North Korea will be represented by 22 athletes at the Winter Olympics in South Korea. Twenty days before the opening ceremony in Pyeongchang on Feb. 9, IOC chief Thomas Bach announced North Korea’s final participation on Saturday after a meeting with representatives from both countries in Lausanne. "Today is a great day because the Olympic spirit has brought both sides together," the German said. "It has been a difficult journey."

At the opening ceremony, delegations from both countries will enter the stadium under the name of Korea and carrying the "unification flag." "This will be an emotional moment not only for Korea but for the whole world," Bach said. In the past, North and South Korean athletes had already appeared together and with the neutral flag at Olympic opening ceremonies such as those in Sydney in 2000, Athens in 2004 and Turin in 2006. The flag shows the Korean peninsula in blue against a white background.

The athletes from the communist north of the Korean peninsula will compete in five disciplines. Among them, for the first time, is a women’s ice hockey team formed jointly with South Korea. It is the first time the two Korean nations have fielded a joint team in a sport at the Olympics. "This team is a great symbol of the unifying power of Olympic sports," the IOC president said.

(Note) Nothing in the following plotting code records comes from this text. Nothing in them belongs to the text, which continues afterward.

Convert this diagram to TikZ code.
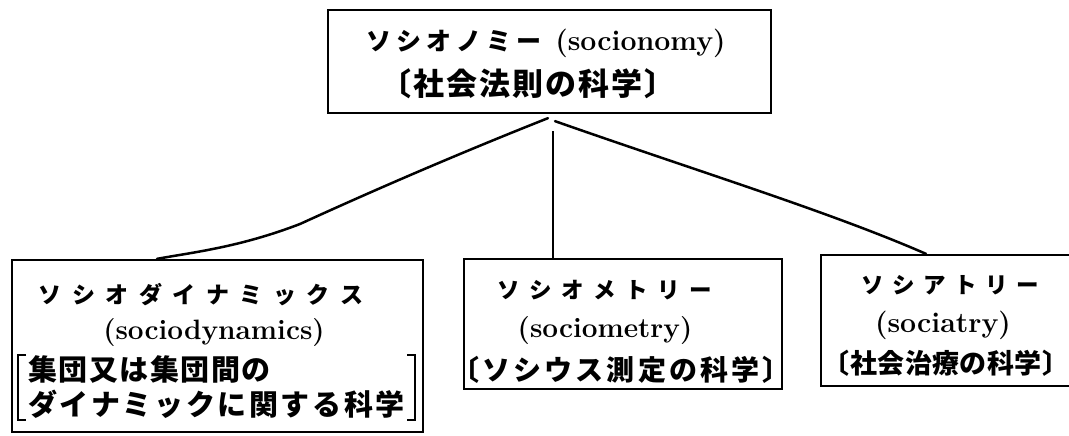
\documentclass[tikz,border=0pt]{standalone}
\usepackage{fontspec}
\newfontfamily\jp{Noto Sans CJK JP}
\makeatletter
\newcommand\kspc[2]{\def\kspc@sep{#1}\kspc@aux#2\relax}
\def\kspc@aux#1{\ifx#1\relax\unskip\else#1\hskip\kspc@sep\expandafter\kspc@aux\fi}
\makeatother
\newcommand\jkata[2][22.5pt]{{\jp\bfseries\fontsize{#1}{#1}\selectfont #2}}
\newcommand\jkanji[2][29pt]{{\jp\bfseries\fontsize{#1}{#1}\selectfont #2}}
\newcommand\ltxt[2][28pt]{{\bfseries\fontsize{#1}{#1}\selectfont #2}}
\tikzset{
  box/.style={draw=black, line width=2.3pt, rectangle, inner sep=0pt},
  conn/.style={draw=black, line width=2.5pt, line cap=round},
  vline/.style={draw=black, line width=1.7pt},
  brk/.style={draw=black, line width=2.6pt},
  lbl/.style={inner sep=0pt, text=black}
}
\begin{document}
\begin{tikzpicture}[x=1pt,y=-1pt]
\useasboundingbox[fill=white] (0,0) rectangle (1069,436);
% boxes
\node[box, minimum width=443pt, minimum height=103pt] (top) at (549.5,61.5) {};
\node[box, minimum width=411pt, minimum height=172pt] (dyn) at (217.5,346) {};
\node[box, minimum width=318pt, minimum height=130pt] (met) at (623,324) {};
\node[box, minimum width=254pt, minimum height=131pt] (atr) at (948,320.5) {};
% top texts
\node[lbl] (t1) at (546,43) {\jkata[25pt]{\kspc{5pt}{ソシオノミー}}\hspace{14pt}\ltxt[28.5pt]{(socionomy)}};
\node[lbl] (t2) at (528,84) {\jkanji[31pt]{\kspc{2pt}{〔社会法則の科学〕}}};
% sociodynamics
\node[lbl] (d1) at (201,295) {\jkata[23pt]{\kspc{10.5pt}{ソシオダイナミックス}}};
\node[lbl] (d2) at (214,333) {\ltxt{(sociodynamics)}};
\node[lbl, anchor=west] (d3) at (28,370) {\jkanji{\kspc{1.5pt}{集団又は集団間の}}};
\node[lbl, anchor=west] (d4) at (28,404) {\jkanji{\kspc{2.6pt}{ダイナミックに関する科学}}};
\draw[brk] (26,355) -- (18,355) -- (18,420) -- (26,420);
\draw[brk] (407,355) -- (415,355) -- (415,420) -- (407,420);
% sociometry
\node[lbl] (m1) at (605,290) {\jkata{\kspc{9.5pt}{ソシオメトリー}}};
\node[lbl] (m2) at (605,331) {\ltxt{(sociometry)}};
\node[lbl] (m3) at (621,370) {\jkanji[28pt]{\kspc{3.1pt}{〔ソシウス測定の科学〕}}};
% sociatry
\node[lbl] (a1) at (950,285) {\jkata{\kspc{8.6pt}{ソシアトリー}}};
\node[lbl] (a2) at (943,325) {\ltxt[28.5pt]{(sociatry)}};
\node[lbl] (a3) at (946,363) {\jkanji[27pt]{\kspc{0.4pt}{〔社会治療の科学〕}}};
% connectors
\draw[conn] ([xshift=-1.5pt,yshift=-4pt]top.south) .. controls (455,155) and (370,192) .. (300,224) .. controls (240,247) and (195,252) .. ([xshift=-60.5pt]dyn.north);
\draw[conn] ([xshift=5.5pt,yshift=-7pt]top.south) .. controls (700,172) and (830,212) .. ([xshift=-22pt]atr.north);
\draw[vline] ([xshift=3.5pt,yshift=-17pt]top.south) -- ([xshift=-70pt]met.north);
\end{tikzpicture}
\end{document}
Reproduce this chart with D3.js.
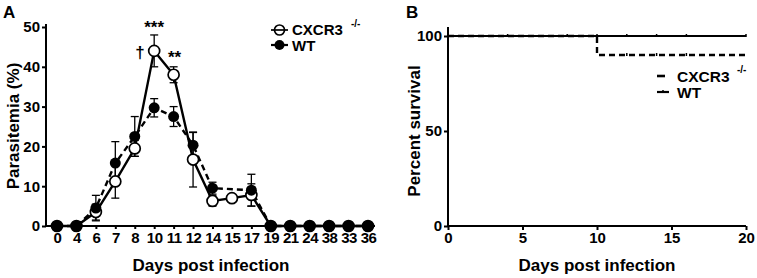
<!DOCTYPE html>
<html lang="en">
<head>
   <meta charset="UTF-8">
   <title>Parasitemia and survival</title>
   <script src="https://cdn.jsdelivr.net/npm/d3@7"></script>
   <style>
      body { margin: 0; background: white; }
      svg { font-family: 'Liberation Sans', Arial, sans-serif; font-weight: bold; }
      .tick text { font-size: 15px; font-weight: bold; font-family: 'Liberation Sans', Arial, sans-serif; }
      .domain, .tick line { stroke: black; stroke-width: 2; }
   </style>
</head>
<body>
<svg width="757" height="278"></svg>
<script>
   // panel A data
   const daysA = ['0', '4', '6', '7', '8', '10', '11', '12', '14', '15', '17', '19', '21', '24', '38', '33', '36']
   const cxcr3Mean = [0, 0, 3.5, 11.2, 19.5, 44, 38, 16.7, 6.3, 7, 7.8, 0, 0, 0, 0, 0, 0]
   const cxcr3Err = [0, 0, 2, 4.2, 2, 4, 2, 6.9, 1.3, 0, 2.8, 0, 0, 0, 0, 0, 0]
   const wtMean = [0, 0, 4.5, 15.8, 22.5, 29.7, 27.5, 20.3, 9.5, null, 9, 0, 0, 0, 0, 0, 0]
   const wtErr = [0, 0, 3.2, 5.4, 5, 2.3, 2.5, 3.2, 1.5, 0, 4, 0, 0, 0, 0, 0, 0]
   const yTicksA = [0, 10, 20, 30, 40, 50]

   // panel B data
   const survTicksX = [0, 5, 10, 15, 20]
   const survTicksY = [0, 50, 100]
   const wtSurv = [[0, 100], [20, 100]]
   const cxcr3Surv = [[0, 100], [10, 100], [10, 90], [20, 90]]
   const wtCensor = [4, 8, 10, 12, 14, 16, 20]
   const cxcr3Censor = [12, 14, 16]

   const svg = d3.select('svg')

   // ---------- A ----------
   const xA = d3.scalePoint().domain(daysA).range([57, 368])
   const yA = d3.scaleLinear().domain([0, 50]).range([226, 27])
   const a = svg.append('g')

   a.append('g')
      .attr('transform', 'translate(46,0)')
      .call(d3.axisLeft(yA).tickValues(yTicksA).tickSize(4).tickPadding(2).tickSizeOuter(0))
      .call(g => g.select('.domain').attr('d', 'M0,226V24'))

   a.append('g')
      .attr('transform', 'translate(0,226)')
      .call(d3.axisBottom(xA).tickSize(3).tickPadding(3).tickSizeOuter(0))
      .call(g => g.select('.domain').attr('d', 'M45,0H375'))
      .call(g => g.selectAll('.tick text').attr('letter-spacing', -0.5))

   a.append('text').text('A').attr('x', 3).attr('y', 18).attr('font-size', 17)
   a.append('text').text('Days post infection')
      .attr('x', 211).attr('y', 271).attr('text-anchor', 'middle').attr('font-size', 17)
   a.append('text').text('Parasitemia (%)')
      .attr('transform', 'translate(19,126) rotate(-90)').attr('text-anchor', 'middle').attr('font-size', 17)

   const rows = daysA.map((d, i) => ({ d, c: cxcr3Mean[i], ce: cxcr3Err[i], w: wtMean[i], we: wtErr[i] }))

   // error bars
   const drawErr = (key, errKey) => {
      const eb = a.append('g').attr('stroke', 'black').attr('stroke-width', 1.3)
      rows.filter(r => r[key] != null && r[errKey] > 0).forEach(r => {
         const x = xA(r.d)
         const y1 = yA(r[key] - r[errKey])
         const y2 = yA(r[key] + r[errKey])
         eb.append('line').attr('x1', x).attr('x2', x).attr('y1', y1).attr('y2', y2)
         eb.append('line').attr('x1', x - 4).attr('x2', x + 4).attr('y1', y1).attr('y2', y1)
         eb.append('line').attr('x1', x - 4).attr('x2', x + 4).attr('y1', y2).attr('y2', y2)
      })
   }
   drawErr('w', 'we')
   drawErr('c', 'ce')

   const lineW = d3.line().x(r => xA(r.d)).y(r => yA(r.w))
   const lineC = d3.line().x(r => xA(r.d)).y(r => yA(r.c))

   a.append('path').datum(rows.filter(r => r.w != null)).attr('d', lineW)
      .attr('fill', 'none').attr('stroke', 'black').attr('stroke-width', 2.4).attr('stroke-dasharray', '6,4')
   a.append('path').datum(rows).attr('d', lineC)
      .attr('fill', 'none').attr('stroke', 'black').attr('stroke-width', 2.4)

   a.append('g').selectAll('circle').data(rows).join('circle')
      .attr('cx', r => xA(r.d)).attr('cy', r => yA(r.c)).attr('r', 5.5)
      .attr('fill', 'white').attr('stroke', 'black').attr('stroke-width', 1.7)
   a.append('g').selectAll('circle').data(rows.filter(r => r.w != null)).join('circle')
      .attr('cx', r => xA(r.d)).attr('cy', r => yA(r.w)).attr('r', 5.5)
      .attr('fill', 'black')

   // significance marks
   a.append('text').text('***').attr('x', xA('10')).attr('y', 33).attr('text-anchor', 'middle').attr('font-size', 17)
   a.append('text').text('†').attr('x', 140).attr('y', 58).attr('text-anchor', 'middle').attr('font-size', 17)
   a.append('text').text('**').attr('x', xA('11') + 1).attr('y', 63).attr('text-anchor', 'middle').attr('font-size', 17)

   // legend A
   const lgA = a.append('g')
   lgA.append('line').attr('x1', 271).attr('x2', 288).attr('y1', 30).attr('y2', 30).attr('stroke', 'black').attr('stroke-width', 1.7)
   lgA.append('circle').attr('cx', 279.5).attr('cy', 30).attr('r', 5).attr('fill', 'none').attr('stroke', 'black').attr('stroke-width', 1.7)
   lgA.append('line').attr('x1', 271).attr('x2', 288).attr('y1', 45).attr('y2', 45).attr('stroke', 'black').attr('stroke-width', 2.2)
   lgA.append('circle').attr('cx', 279.5).attr('cy', 45).attr('r', 5).attr('fill', 'black')
   lgA.append('text').text('CXCR3').attr('x', 292).attr('y', 35).attr('font-size', 15)
   lgA.append('text').text('-/-').attr('x', 351).attr('y', 27).attr('font-size', 10)
   lgA.append('text').text('WT').attr('x', 292).attr('y', 51).attr('font-size', 15)

   // ---------- B ----------
   const xB = d3.scaleLinear().domain([0, 20]).range([448, 746])
   const yB = d3.scaleLinear().domain([0, 100]).range([226, 36])
   const b = svg.append('g')

   b.append('g')
      .attr('transform', 'translate(448,0)')
      .call(d3.axisLeft(yB).tickValues(survTicksY).tickSize(4).tickPadding(2).tickSizeOuter(0))
      .call(g => g.select('.domain').attr('d', 'M0,227V27'))
   b.append('g')
      .attr('transform', 'translate(0,226)')
      .call(d3.axisBottom(xB).tickValues(survTicksX).tickSize(4).tickPadding(2).tickSizeOuter(0))
      .call(g => g.select('.domain').attr('d', 'M447,0H746'))

   b.append('text').text('B').attr('x', 406).attr('y', 18).attr('font-size', 17)
   b.append('text').text('Days post infection')
      .attr('x', 597).attr('y', 271).attr('text-anchor', 'middle').attr('font-size', 17)
   b.append('text').text('Percent survival')
      .attr('transform', 'translate(420,131) rotate(-90)').attr('text-anchor', 'middle').attr('font-size', 17)

   const lineB = d3.line().x(d => xB(d[0])).y(d => yB(d[1]))
   b.append('path').datum(cxcr3Surv).attr('d', lineB)
      .attr('fill', 'none').attr('stroke', 'black').attr('stroke-width', 2.4).attr('stroke-dasharray', '6,4')
   b.append('path').datum(wtSurv).attr('d', lineB)
      .attr('fill', 'none').attr('stroke', 'black').attr('stroke-width', 2.2)

   b.append('g').selectAll('line').data(wtCensor).join('line')
      .attr('x1', d => xB(d)).attr('x2', d => xB(d))
      .attr('y1', yB(100) - 2).attr('y2', yB(100) + 1)
      .attr('stroke', 'black').attr('stroke-width', 1.5)
   b.append('g').selectAll('line').data(cxcr3Censor).join('line')
      .attr('x1', d => xB(d)).attr('x2', d => xB(d))
      .attr('y1', yB(90) - 2).attr('y2', yB(90) + 1)
      .attr('stroke', 'black').attr('stroke-width', 1.5)

   // legend B
   const lgB = b.append('g')
   lgB.append('line').attr('x1', 657).attr('x2', 665).attr('y1', 76).attr('y2', 76).attr('stroke', 'black').attr('stroke-width', 2.6)
   lgB.append('line').attr('x1', 657).attr('x2', 669).attr('y1', 92).attr('y2', 92).attr('stroke', 'black').attr('stroke-width', 2.2)
   lgB.append('line').attr('x1', 663).attr('x2', 663).attr('y1', 90).attr('y2', 93).attr('stroke', 'black').attr('stroke-width', 1.5)
   lgB.append('text').text('CXCR3').attr('x', 677).attr('y', 81.5).attr('font-size', 15.5)
   lgB.append('text').text('-/-').attr('x', 737).attr('y', 73).attr('font-size', 10)
   lgB.append('text').text('WT').attr('x', 677).attr('y', 98).attr('font-size', 15.5)
</script>
</body>
</html>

North Koreans will also compete in figure skating, short track, alpine skiing and cross-country skiing. They will be accompanied by 24 coaches and officials. Pair skaters Ryom Tae Ok and Kim Ju Sik had been the only North Koreans to qualify for Pyeongchang athletically, but failed to register in time.

North Korean strongman Kim Jong Un had offered in his New Year’s address in early January to send a delegation to Western-leaning South Korea. The latest signals of rapprochement between the two Koreas recently significantly reduced fears of an escalation of the dispute over North Korea’s nuclear program shortly before the start of the Winter Games. The situation had come to a head last year after numerous missile tests by North Korea.

Pair skaters Ryom Tae Ok and Kim Ju Sik had been the only North Koreans to qualify athletically for Pyeongchang, but failed to register in time

North Korea was last represented by athletes at the Winter Games in Vancouver in 2010. In total, winter athletes from this isolated country have won only two Olympic medals in eight participations. The last one so far was won by short tracker Hwang Ok-sil in 1992, when she took bronze in Albertville.

Immediately before the meeting in Lausanne there had been irritations between the two countries. After reaching an agreement with South Korea on the performance of a North Korean music group during the Winter Olympics, North Korea had announced the visit of an advance delegation to Pyeongchang for Saturday, but then surprisingly canceled it. Now, however, the delegation of seven members is scheduled to arrive Sunday by land across the heavily guarded inter-Korean border. This was announced by the Unification Ministry in Seoul. The North’s proposal for the two-day visit had been accepted.